First, being from an earlier generation of models I could accept less accuracy. I mean, less than a decade before Blue Box, Herpa Wings 1:500 was the standard for small-scale aircraft models. Plus, aside from having the wrong wing piece, the overall look of the model is quite nice, I think it is nicer than the current Gemini Jets version. Additionally, I enjoy getting pieces from a time when I was not actively collecting 1:400 models as I feel they help me experience what I missed out on. And finally, the main reason why I rationalized getting a Blue Box L1011-500 in 2022 was, again, the registration of this aircraft.

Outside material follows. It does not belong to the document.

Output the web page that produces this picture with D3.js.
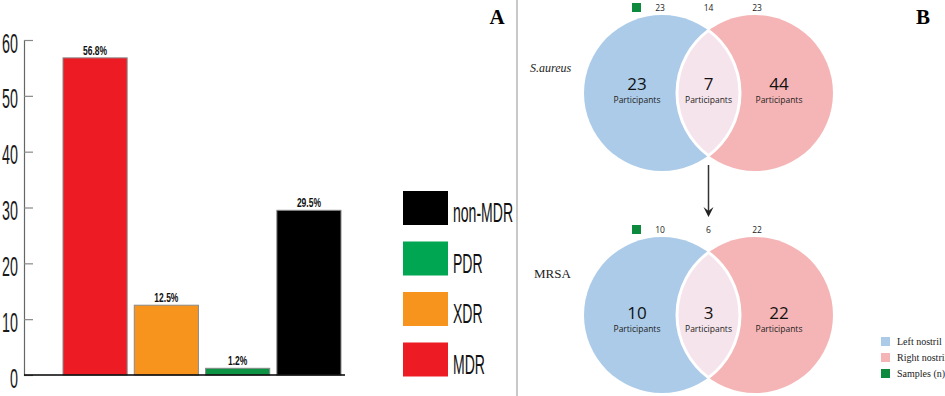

N504PA, Clipper National Eagle, was the first Pan Am L1011-500, and its inaugural flight was from New York to Caracas. Pan Am featured the event in their in-flight menus, which included a picture of the aircraft at the gate in Caracas. The picture is quite popular, and the first time I saw it was actually framed at the 1940 Air Terminal Museum at Hobby Airport in Houston, not too far from where I am writing this.

Rough recreation of N504PA's inaugural flight from JFK to CCS

In Closing

So, there you have it, ignorance is bliss, but I am glad I found out what a terrible mistake I had made by overlooking an NG Pan Am TriStar 500 at retail price and getting a Gemini Jets one instead, as I ended up with two nice Pan Am TriStar 500s, including one of relevance to Venezuela’s contemporary aviation history. I probably would not have come across Blue Box’s Clipper National Eagle if I had originally gotten the NG version instead of the Gemini Jets one. I also learned a lot about the Lockheed L1011, and now I appreciate more the mould reviews of Yesterday Airlines and others that do the same.

Above you can see the picture that inspired me to get a British Airways TriStar, and my recreation with a -1 instead of a -500.

I consider my TriStar crisis a drama with a happy ending and hope you found it as entertaining and comical as I did.